Tuesday, April 27, 2010

Inspiration


So this week, I’m embarking on a new musical journey in an attempt to yield some written fruit of the blogger variety. My posts lately on this blog have dwindled down to a trickle, and I really don’t have much of an explanation for it.

Inspiration has never come easy for me, and as my own worst critic I’ve probably chucked more ideas and first drafts than many bloggers publish. OK, so much of it never really makes it to the page, but I process ideas in my noodle and as they evolve, I convince myself either to keep going or to chuck it off to the side. Lately, it’s been a lot of the latter.

My last post on Love’s “Forever Changes” album was probably hashed and re-hashed in my head for the better part of four months. I knew I wanted to write about it, but all the ideas and approaches I came up with towards it just never made the cut. Nothing I could come up with would do it justice. I’m still not entirely sure what I ended up publishing even did.

Then this past week, I read a sentence on a message board that affected me. It said “A Date With The Everly Brothers is a really great album”. Nothing more, nothing less. I wished I had written it. All the convincing I needed was right there in that one sentence. Everything that I had agonized over trying to sum up “Forever Changes” and dozens of other albums I’ve wrote about and planned to write about was right there. My problem was that my words were getting in the way of my thoughts.

Of course if you’d ask me about Phil and Don Everly , I’d nod in agreement that they are great. To respond otherwise would be like renouncing your heritage. I’ve heard Everly Brothers tunes most of my life. Pretty sure we had some of their 45’s in the house (I specifically remember having “Bird Dog”) and it’s common knowledge that their close harmony vocal styles influenced just about everything that followed it.

They were supposed to play “Devoted To You” at my wedding as the first dance for the bride and groom. The wedding band however, forgot to learn the song so we got another Everly Brothers song instead, probably “All I Have To Do Is Dream”. I’d have to check the video tape of the wedding to be sure. My main point is that although The Everly’s were instilled into my musical lexicon as gospel, I had never bothered to check out an entire LP by them.

So there it was, inspiration in one sentence. Now I’m not going to advocate or take up the practice of composing one sentence blog posts anytime soon, but sometimes it needs to be understood that the conviction of one sentence can be more powerful and more inspiring than an entire page of adjectives. From that one sentence, I used the internet to find out some awesome things about The Everly Brothers.

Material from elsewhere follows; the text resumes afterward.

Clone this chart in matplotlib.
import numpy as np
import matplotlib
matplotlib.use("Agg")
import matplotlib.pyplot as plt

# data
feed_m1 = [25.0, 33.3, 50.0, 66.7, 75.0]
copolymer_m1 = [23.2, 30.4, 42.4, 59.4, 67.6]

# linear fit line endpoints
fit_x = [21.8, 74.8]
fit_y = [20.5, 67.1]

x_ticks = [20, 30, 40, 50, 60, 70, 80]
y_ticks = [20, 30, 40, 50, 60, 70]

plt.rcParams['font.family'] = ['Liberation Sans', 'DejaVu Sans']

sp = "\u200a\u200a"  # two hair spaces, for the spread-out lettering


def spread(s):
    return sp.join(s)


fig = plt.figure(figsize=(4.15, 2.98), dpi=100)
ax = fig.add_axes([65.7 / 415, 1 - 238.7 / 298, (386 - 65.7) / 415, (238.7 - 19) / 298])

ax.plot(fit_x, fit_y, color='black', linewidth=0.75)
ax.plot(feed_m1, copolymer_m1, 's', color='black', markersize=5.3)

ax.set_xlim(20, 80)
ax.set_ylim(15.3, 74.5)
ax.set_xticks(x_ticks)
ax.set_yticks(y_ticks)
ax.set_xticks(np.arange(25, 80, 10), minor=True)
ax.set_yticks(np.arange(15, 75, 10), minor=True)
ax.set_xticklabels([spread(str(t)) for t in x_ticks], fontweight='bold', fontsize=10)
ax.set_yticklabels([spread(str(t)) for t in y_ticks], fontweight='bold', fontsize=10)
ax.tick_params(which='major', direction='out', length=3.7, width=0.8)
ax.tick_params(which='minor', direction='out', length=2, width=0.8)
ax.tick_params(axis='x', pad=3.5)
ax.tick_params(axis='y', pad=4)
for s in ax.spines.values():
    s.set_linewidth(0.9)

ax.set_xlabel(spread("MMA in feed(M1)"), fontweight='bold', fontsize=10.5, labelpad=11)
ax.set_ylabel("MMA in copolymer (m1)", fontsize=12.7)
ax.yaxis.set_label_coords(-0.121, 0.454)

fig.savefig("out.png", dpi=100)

For one thing, they were really good friends with Buddy Holly. Phil was a pallbearer at his funeral, and Don was too distraught over Holly’s sudden death to even attend the proceedings. Even more incredible was finding out that Buddy Holly and The Crickets had the t-shirt and jeans fashion sense of The Ramones before being exposed to Phil and Don’s well tailored, suit and tie persona. Not a bad cache of additional knowledge culled from about 10 minutes of internet research, inspired once again by a single sentence.

So, how could I NOT want to dive in headfirst into these records? I probably should have started with their first two LP’s on the independent Cadence label. After all, this short period of time was arguably the most fruitful period for them if we’re talking specifically about hits. I already kind of regret it, but I started off with their early ‘60’s output on the Warner Brothers label.

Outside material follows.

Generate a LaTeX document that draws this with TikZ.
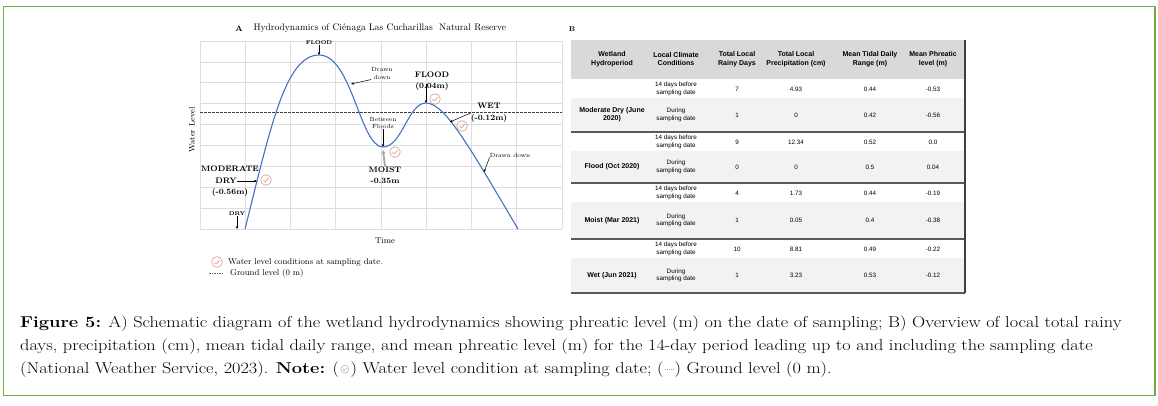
\documentclass[tikz,border=0pt]{standalone}
\usepackage{fontspec}
\newfontfamily\tabfont{Liberation Sans}
\newfontfamily\capfont[FakeStretch=1.165]{Latin Modern Roman}
\usepackage{xcolor}
\usetikzlibrary{arrows.meta,positioning}

\definecolor{framegreen}{RGB}{112,173,71}
\definecolor{curveblue}{RGB}{68,114,196}
\definecolor{gridc}{RGB}{222,222,222}
\definecolor{checkc}{RGB}{222,150,140}
\definecolor{headgray}{RGB}{217,217,217}
\definecolor{rowgray}{RGB}{242,242,242}

\tikzset{
  chk/.pic={
    \draw[line width=0.6pt] (0,0) circle[radius=5.3pt];
    \draw[line width=0.6pt] (-2.6,0.2) -- (-0.8,2) -- (2.8,-1.8);
  }
}

\begin{document}
\begin{tikzpicture}[x=1pt, y=-1pt,
    lbl/.style={font=\fontsize{8}{11.5}\selectfont\bfseries, align=center, inner sep=0pt},
    smalltxt/.style={font=\fontsize{6}{7.5}\selectfont, align=center, inner sep=0pt},
    smallb/.style={font=\fontsize{5.5}{6}\selectfont\bfseries, inner sep=0pt},
    thead/.style={font=\tabfont\fontsize{7}{8.5}\selectfont\bfseries, align=center},
    tcell/.style={font=\tabfont\fontsize{6.3}{7.6}\selectfont, align=center},
    tbold/.style={font=\tabfont\fontsize{7}{8}\selectfont\bfseries, align=center},
    captxt/.style={font=\capfont\fontsize{15.7}{23}\selectfont, anchor=base west, inner sep=0pt},
    arr/.style={-{Stealth[length=3pt,width=2.6pt]}, line width=0.5pt}]
    \useasboundingbox (0,0) rectangle (1158,405);
    \fill[white] (0,0) rectangle (1158,405);

    % Outer frame
    \draw[framegreen, line width=1.5pt] (3.5,6.5) rectangle (1155,395.5);

    % ---------- Panel A ----------
    \node[font=\fontsize{8}{9}\selectfont\bfseries] (tA) at (239,28.5) {A};
    \node[anchor=west, font=\fontsize{9.5}{11}\selectfont] (ttl) at (250,28) {Hydrodynamics of Ciénaga Las Cucharillas\ \ Natural Reserve};

    % Chart grid
    \foreach \i in {0,...,8}
        \draw[gridc, line width=0.6pt] ({200+45.25*\i},41) -- ({200+45.25*\i},229);
    \foreach \j in {0,...,9}
        \draw[gridc, line width=0.6pt] (200,{41+20.89*\j}) -- (562,{41+20.89*\j});

    % Ground level
    \draw[black!75, line width=0.7pt, dash pattern=on 2.5pt off 1.5pt] (200,112) -- (562,112);

    % Curve points
    \coordinate (c0) at (245,229);
    \coordinate (pkA) at (319,55);
    \coordinate (lowB) at (383,147);
    \coordinate (pkB) at (426,103);
    \coordinate (c4) at (518,229);
    \coordinate (mdry) at (257,181);
    \coordinate (ddA) at (351,84);
    \coordinate (wetp) at (450,122);
    \coordinate (ddB) at (484,172);

    % Water level curve
    \draw[curveblue, line width=1.1pt] (c0) .. controls (270,130) and (285,55) .. (pkA)
        .. controls (352,55) and (360,147) .. (lowB)
        .. controls (402,147) and (408,103) .. (pkB)
        .. controls (445,103) and (470,148) .. (c4);

    % Axis labels
    \node[rotate=90, font=\fontsize{8}{9}\selectfont] (ylab) at (192,130) {Water Level};
    \node[font=\fontsize{8.5}{10}\selectfont] (xlab) at (385,241) {Time};

    % First flood
    \node[smallb] (fl1) at (319,43) {FLOOD};
    \draw[arr] (fl1) -- (pkA);
    \node[smalltxt] (dd1) at (382,73.5) {Drawn\\down};
    \draw[arr] (dd1.south west) -- (ddA);

    % Between floods / moist
    \node[smalltxt] (btw) at (383,123) {Between\\Floods};
    \draw[arr] (btw) -- (lowB);
    \node[lbl] (moist) at (385,175) {MOIST\\-0.35m};
    \draw[-{Stealth[length=4pt,width=4pt]}, gray!70, line width=1.8pt] (moist.north) -- ([yshift=-3pt]lowB);
    \pic[checkc] at (395,152) {chk};

    % Second flood
    \node[lbl] (fl2) at (432,81) {FLOOD\\(0.04m)};
    \coordinate (fl2a) at (426,84);
    \draw[arr] (fl2a) -- (pkB);
    \pic[checkc] at (435,99) {chk};

    % Wet
    \node[lbl] (wet) at (489,113) {WET\\(-0.12m)};
    \draw[arr] (wet.west) -- (wetp);
    \pic[checkc] at (462,126) {chk};

    % Drawn down
    \node[smalltxt] (dd2) at (510,155) {Drawn down};
    \draw[arr] (dd2.south west) -- (ddB);

    % Moderate dry
    \node[lbl] (mod) at (230,169) {MODERATE};
    \node[lbl] (dry) at (226,181) {DRY};
    \node[lbl] (mdv) at (230,192.5) {(-0.56m)};
    \draw[arr] (dry.east) -- (mdry);
    \pic[checkc] at (266,180) {chk};

    % Dry
    \node[smallb] (dry2) at (237,214) {DRY};
    \coordinate (dry2b) at (237,229);
    \draw[arr] (dry2) -- (dry2b);

    % Legend
    \pic[checkc] at (217,262) {chk};
    \node[anchor=west, inner sep=0pt, font=\fontsize{8.5}{10}\selectfont] (leg1) at (228,262) {Water level conditions at sampling date.};
    \draw[black!60, line width=0.5pt, dash pattern=on 1.5pt off 1pt] (209,273) -- (222,273);
    \node[anchor=west, inner sep=0pt, font=\fontsize{8.5}{10}\selectfont] (leg2) at (230,273) {Ground level (0 m)};

    % ---------- Panel B ----------
    \node[font=\fontsize{7}{8}\selectfont\bfseries] (tB) at (572,29) {B};

    % Table header
    \fill[headgray] (571,40) rectangle (965,79);
    \foreach \cx/\hdtxt [count=\k] in {612/{Wetland\\Hydroperiod}, 676/{Local Climate\\Conditions},
        737/{Total Local\\Rainy Days}, 796/{Total Local\\Precipitation (cm)},
        870/{Mean Tidal Daily\\Range (m)}, 933/{Mean Phreatic\\level (m)}}
        \node[thead] (h\k) at (\cx,59) {\hdtxt};

    % Table rows
    \foreach \gtop/\gbot/\hper/\dA/\pA/\rA/\mA/\dB/\pB/\rB/\mB [count=\g] in {
        79/132/{Moderate Dry (June\\2020)}/7/4.93/0.44/-0.53/1/0/0.42/-0.56,
        132/183/{Flood (Oct 2020)}/9/12.34/0.52/0.0/0/0/0.5/0.04,
        183/239/{Moist (Mar 2021)}/4/1.73/0.44/-0.19/1/0.05/0.4/-0.38,
        239/293/{Wet (Jun 2021)}/10/8.81/0.49/-0.22/1/3.23/0.53/-0.12}{
        \fill[rowgray] (571,{\gtop+19}) rectangle (965,\gbot);
        \node[tcell] (pre\g) at (676,{\gtop+10}) {14 days before\\sampling date};
        \node[tcell] (da\g) at (737,{\gtop+10}) {\dA};
        \node[tcell] (pa\g) at (796,{\gtop+10}) {\pA};
        \node[tcell] (ra\g) at (870,{\gtop+10}) {\rA};
        \node[tcell] (ma\g) at (933,{\gtop+10}) {\mA};
        \node[tbold] (hp\g) at (612,{(\gtop+19+\gbot)/2}) {\hper};
        \node[tcell] (dur\g) at (676,{(\gtop+19+\gbot)/2}) {During\\sampling date};
        \node[tcell] (db\g) at (737,{(\gtop+19+\gbot)/2}) {\dB};
        \node[tcell] (pb\g) at (796,{(\gtop+19+\gbot)/2}) {\pB};
        \node[tcell] (rb\g) at (870,{(\gtop+19+\gbot)/2}) {\rB};
        \node[tcell] (mb\g) at (933,{(\gtop+19+\gbot)/2}) {\mB};
    }

    % Table rules
    \foreach \ly in {132,183,239,293}
        \draw[black!65, line width=1.1pt] (571,\ly) -- (965,\ly);
    \draw[black!75, line width=1.1pt] (965,40) -- (965,293);

    % ---------- Caption ----------
    \node[captxt] (cap1) at (20,327) {\textbf{Figure 5:} A) Schematic diagram of the wetland hydrodynamics showing phreatic level (m) on the date of sampling; B) Overview of local total rainy};
    \node[captxt] (cap2) at (20,350) {days, precipitation (cm), mean tidal daily range, and mean phreatic level (m) for the 14-day period leading up to and including the sampling date};
    \node[captxt] (cap3a) at (20,373) {(National Weather Service, 2023). \textbf{Note:} (};
    \pic[gray!55, scale=0.75] at ([xshift=5.5pt]cap3a.east) {chk};
    \node[captxt] (cap3b) at ([xshift=11pt]cap3a.base east) {) Water level condition at sampling date; (};
    \draw[gray!70, line width=0.5pt, dash pattern=on 1pt off 0.8pt] ([xshift=1.5pt]cap3b.east) -- ([xshift=9pt]cap3b.east);
    \node[captxt] (cap3c) at ([xshift=10.5pt]cap3b.base east) {) Ground level (0 m).};
\end{tikzpicture}
\end{document}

The first 20 seconds of “That’ll Be The Day” off of their 1965 “Rock And Soul” album was all I needed to be convinced. Convinced that I should go back to the Cadence records and start from the beginning, and that I now need to hear practically every note they ever recorded. This 20 second intro was like a light bulb going off, or a match being struck. An instant game changer. This was before the vocals even kick in. I can hear everything they inspired right then and there. Of course, I knew about all that because my history books told me so. But it’s one thing to read it, and an entirely other animal to actually hear it.

Just like that one sentence, that 20 second snippet of music convinced me of what I thought I already knew. Sure, The Everly Brothers were great. But their greatness goes way beyond the hits. Something I always understood but never bothered to confirm to myself prior to reading that one sentence. As a blogger with writers block, it’s going to provide me with some much needed content. More importantly though as a music fan, it’s nothing less than salvation.